<<<<
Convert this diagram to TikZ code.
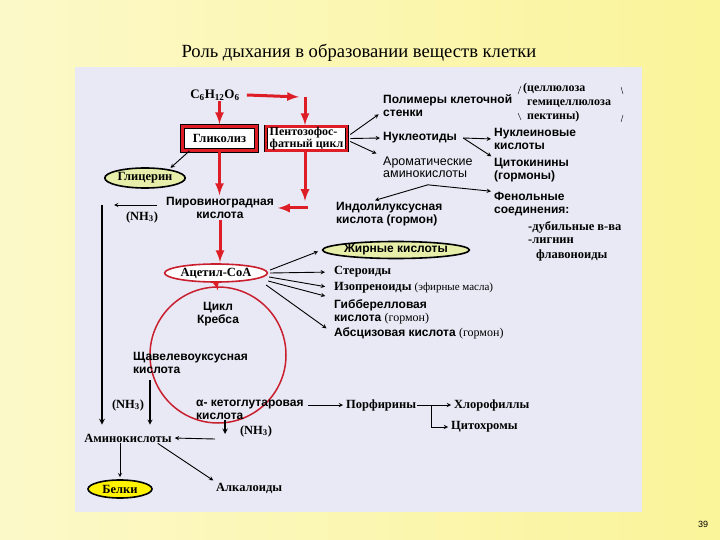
\documentclass[tikz,border=0pt]{standalone}
\usepackage{fontspec}
\setmainfont{Liberation Serif}
\setsansfont{Liberation Sans}
\usetikzlibrary{shapes.geometric}
\definecolor{panelc}{RGB}{233,233,245}
\definecolor{redc}{RGB}{222,30,38}
\definecolor{krebsc}{RGB}{200,30,45}
\definecolor{oilc}{RGB}{230,238,170}
\definecolor{yelc}{RGB}{248,240,120}

\begin{document}
\begin{tikzpicture}[x=1pt,y=-1pt,
  sl/.style={font=\sffamily\bfseries\fontsize{12}{13}\selectfont, inner sep=1pt, align=left},
  rl/.style={font=\bfseries\fontsize{12.5}{13}\selectfont, inner sep=1pt, align=left},
  redarr/.style={draw=redc, line width=3pt, -latex, shorten >=1pt},
  barr/.style={draw=black, line width=.9pt, -stealth, shorten >=2pt},
  oval/.style={ellipse, draw, line width=1.6pt, inner sep=0pt},
  frame/.style={rectangle, draw=black, line width=.6pt, double=redc, fill=white}]
 % slide and panel
 \shade[left color=yelc!40!white, middle color=white, right color=yelc!75!white] (0,0) rectangle (720,540);
 \fill[panelc] (75,67) rectangle (642,512);
 \node (ttl) at (359,53) {\fontsize{18.6}{20}\selectfont Роль дыхания в образовании веществ клетки};
 \node (pg) at (703,524) {\sffamily\fontsize{9}{10}\selectfont 39};

 % glucose and the two pathways
 \node (glu) [rl, font=\bfseries\fontsize{13}{14}\selectfont] at (215,95) {C\textsubscript{6}H\textsubscript{12}O\textsubscript{6}};
 \node (glk) [frame, line width=.7pt, double distance=3.5pt, minimum width=74pt, minimum height=24pt, rl] at (219.5,138.5) {Гликолиз};
 \node (ppc) [frame, double distance=2.4pt, minimum width=81pt, minimum height=24pt, rl, inner sep=0pt, font=\bfseries\fontsize{12}{9.5}\selectfont] at (306.5,138.5) {Пентозофос-\\фатный цикл};
 \node (gly) [oval, fill=oilc, minimum width=76pt, minimum height=20pt, rl] at (145,178) {Глицерин};
 \node (pvk) [sl, align=center] at (220,208) {Пировиноградная\\кислота};
 \node (nh1) [rl] at (142,217) {(NH\textsubscript{3})};
 \coordinate (gr) at (300,97);
 \coordinate (pk) at (305,208);
 \coordinate (vl) at (102,205);

 % Krebs cycle
 \node (aca) [oval, draw=krebsc, fill=white, minimum width=98pt, minimum height=18pt, rl] at (216,273) {Ацетил-CoA};
 \node (krc) [circle, draw=krebsc, line width=1.5pt, minimum size=136pt, inner sep=0pt] at (218,355) {};
 \node (krb) [sl, align=center] at (218,314) {Цикл\\Кребса};
 \node (shk) [sl, anchor=west] at (132,363) {Щавелевоуксусная\\кислота};
 \node (nh2) [rl] at (128,405) {(NH\textsubscript{3})};
 \node (akg) [sl, anchor=west] at (195,409.5) {α- кетоглутаровая\\кислота};
 \node (nh3) [rl] at (256,431) {(NH\textsubscript{3})};
 \node (amk) [rl] at (128,438) {Аминокислоты};
 \node (bel) [oval, fill=yellow, minimum width=64pt, minimum height=18pt, rl] at (120,489) {Белки};
 \node (alk) [rl, anchor=west] at (215,488) {Алкалоиды};
 \node (por) [rl, anchor=west] at (345,405) {Порфирины};
 \node (hlf) [rl, anchor=west] at (453,405) {Хлорофиллы};
 \node (cyt) [rl, anchor=west] at (450,427) {Цитохромы};
 \coordinate (sd) at (150,380);
 \coordinate (dk) at (225,439);

 % products of the pentose cycle
 \node (pol) [sl, anchor=west] at (382,105.5) {Полимеры клеточной\\стенки};
 \node (cel) [rl, anchor=west, font=\bfseries\fontsize{12}{14}\selectfont] at (522,103) {(целлюлоза\\\hspace{4pt}гемицеллюлоза\\\hspace{4pt}пектины)};
 \node (nuc) [sl, anchor=west] at (382,138) {Нуклеотиды};
 \node (aro) [sl, anchor=west, font=\sffamily\fontsize{12.5}{11.5}\selectfont] at (382,167.5) {Ароматические\\аминокислоты};
 \node (nkl) [sl, anchor=west] at (493,139) {Нуклеиновые\\кислоты};
 \node (ctk) [sl, anchor=west] at (493,170.5) {Цитокинины\\(гормоны)};
 \node (iuk) [sl, anchor=west] at (335,214) {Индолилуксусная\\кислота (гормон)};
 \node (fen) [sl, anchor=west] at (493,204.5) {Фенольные\\соединения:};
 \node (dub) [rl, anchor=west] at (527,227) {-дубильные в-ва};
 \node (lig) [rl, anchor=west] at (527,241) {-лигнин};
 \node (flv) [rl, anchor=west] at (535,255) {флавоноиды};

 % products of acetyl-CoA
 \node (fat) [oval, fill=oilc, minimum width=134pt, minimum height=17pt, sl, inner sep=0pt] at (396,250) {Жирные кислоты};
 \node (ste) [rl, anchor=west] at (333,272) {Стероиды};
 \node (izo) [rl, anchor=west] at (333,288) {Изопреноиды {\mdseries\fontsize{11}{13}\selectfont(эфирные масла)}};
 \node (gib) [sl, anchor=west] at (333,311.5) {Гибберелловая\\кислота {\mdseries\rmfamily(гормон)}};
 \node (abs) [sl, anchor=west] at (333,333) {Абсцизовая кислота {\mdseries\rmfamily(гормон)}};

 % red arrows
 \draw[redarr, shorten >=2pt] (glk.north |- glu.south) -- (glk.north);
 \draw[redarr] ([xshift=6pt]glu.east) -- (gr);
 \draw[redarr] ([xshift=5pt]gr) -- (ppc.north -| pk);
 \draw[redarr] (glk.south) -- (glk.south |- pvk.north);
 \draw[redarr] (ppc.south -| pk) -- ([yshift=6pt]pk);
 \draw[redarr, shorten >=3pt] ([xshift=3pt]pk) -- (pvk.east);
 \draw[redarr] (pvk.south) -- (pvk.south |- aca.north);
 \draw[redarr, line width=2pt] (aca.south) -- ([yshift=-5pt]krc.north);

 % black arrows
 \draw[barr] ([xshift=-30pt]glk.south) -- (gly.20);
 \draw[barr] ([xshift=-8pt,yshift=3pt]pvk.west) -- ([xshift=10pt]vl);
 \draw[barr, line width=1.6pt, shorten >=8pt] (vl) -- (vl |- amk.north);
 \draw[barr, line width=1.2pt, shorten >=8pt] (sd) -- (sd |- amk.north);
 \draw[barr, line width=1.4pt] (akg.south west -| dk) -- ([yshift=3pt]dk);
 \draw[barr] ([xshift=-10pt]dk) -- (amk.east);
 \draw[barr] (bel.north |- amk.south) -- (bel.north);
 \draw[barr] ([xshift=-15pt]amk.south east) -- (alk.north west);
 \draw[barr, shorten <=3pt] (akg.east |- por.west) -- (por.west);
 \draw[barr] (por.east) -- (hlf.west);
 \draw[barr] ([xshift=14pt]por.east) |- (cyt.west);

 \draw[barr, shorten >=4pt] ([xshift=2pt,yshift=3pt]aca.east) -- (fat.west);
 \draw[barr, shorten >=8pt] ([xshift=2pt]aca.east) -- (ste.west);
 \draw[barr, shorten >=8pt] ([xshift=1pt,yshift=-4pt]aca.east) -- (izo.west);
 \draw[barr, shorten >=8pt] ([yshift=-8pt]aca.east) -- (gib.north west);
 \draw[barr, shorten >=8pt] ([xshift=-2pt,yshift=-12pt]aca.east) -- (abs.west);

 \draw[barr, shorten >=4pt] ([xshift=3pt,yshift=4pt]ppc.east) -- ([yshift=-6.5pt]pol.west);
 \draw[barr] ([xshift=3pt]ppc.east) -- (nuc.west);
 \draw[barr, shorten >=6pt] ([xshift=3pt,yshift=-3pt]ppc.east) -- (aro.north west);
 \draw[barr] ([xshift=5pt]nuc.east) -- (nkl.west);
 \draw[barr] ([xshift=5pt]nuc.east) -- (ctk.north west);
 \draw[barr] ([yshift=-6pt]aro.south) -- ([xshift=38pt]iuk.north west);
 \draw[barr] ([yshift=-6pt]aro.south) -- (fen.north west);

 % bracket round the polymers
 \draw[thin] (518,94) -- (521,86);
 \draw[thin] (518,113) -- (521,120);
 \draw[thin] (621,87) -- (623,94);
 \draw[thin] (623,115) -- (621,122);
\end{tikzpicture}
\end{document}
>>>>
Starting at the first line of the material, output exactly the lines up to and including the one with "(pg) at (703,524)". Do not include the pictures.

- _Solution below_:
Convert this diagram to TikZ code.
\documentclass[tikz,border=0pt]{standalone}
\usepackage{fontspec}
\setmainfont{Liberation Serif}
\setsansfont{Liberation Sans}
\usetikzlibrary{shapes.geometric}
\definecolor{panelc}{RGB}{233,233,245}
\definecolor{redc}{RGB}{222,30,38}
\definecolor{krebsc}{RGB}{200,30,45}
\definecolor{oilc}{RGB}{230,238,170}
\definecolor{yelc}{RGB}{248,240,120}

\begin{document}
\begin{tikzpicture}[x=1pt,y=-1pt,
  sl/.style={font=\sffamily\bfseries\fontsize{12}{13}\selectfont, inner sep=1pt, align=left},
  rl/.style={font=\bfseries\fontsize{12.5}{13}\selectfont, inner sep=1pt, align=left},
  redarr/.style={draw=redc, line width=3pt, -latex, shorten >=1pt},
  barr/.style={draw=black, line width=.9pt, -stealth, shorten >=2pt},
  oval/.style={ellipse, draw, line width=1.6pt, inner sep=0pt},
  frame/.style={rectangle, draw=black, line width=.6pt, double=redc, fill=white}]
 % slide and panel
 \shade[left color=yelc!40!white, middle color=white, right color=yelc!75!white] (0,0) rectangle (720,540);
 \fill[panelc] (75,67) rectangle (642,512);
 \node (ttl) at (359,53) {\fontsize{18.6}{20}\selectfont Роль дыхания в образовании веществ клетки};
 \node (pg) at (703,524) {\sffamily\fontsize{9}{10}\selectfont 39};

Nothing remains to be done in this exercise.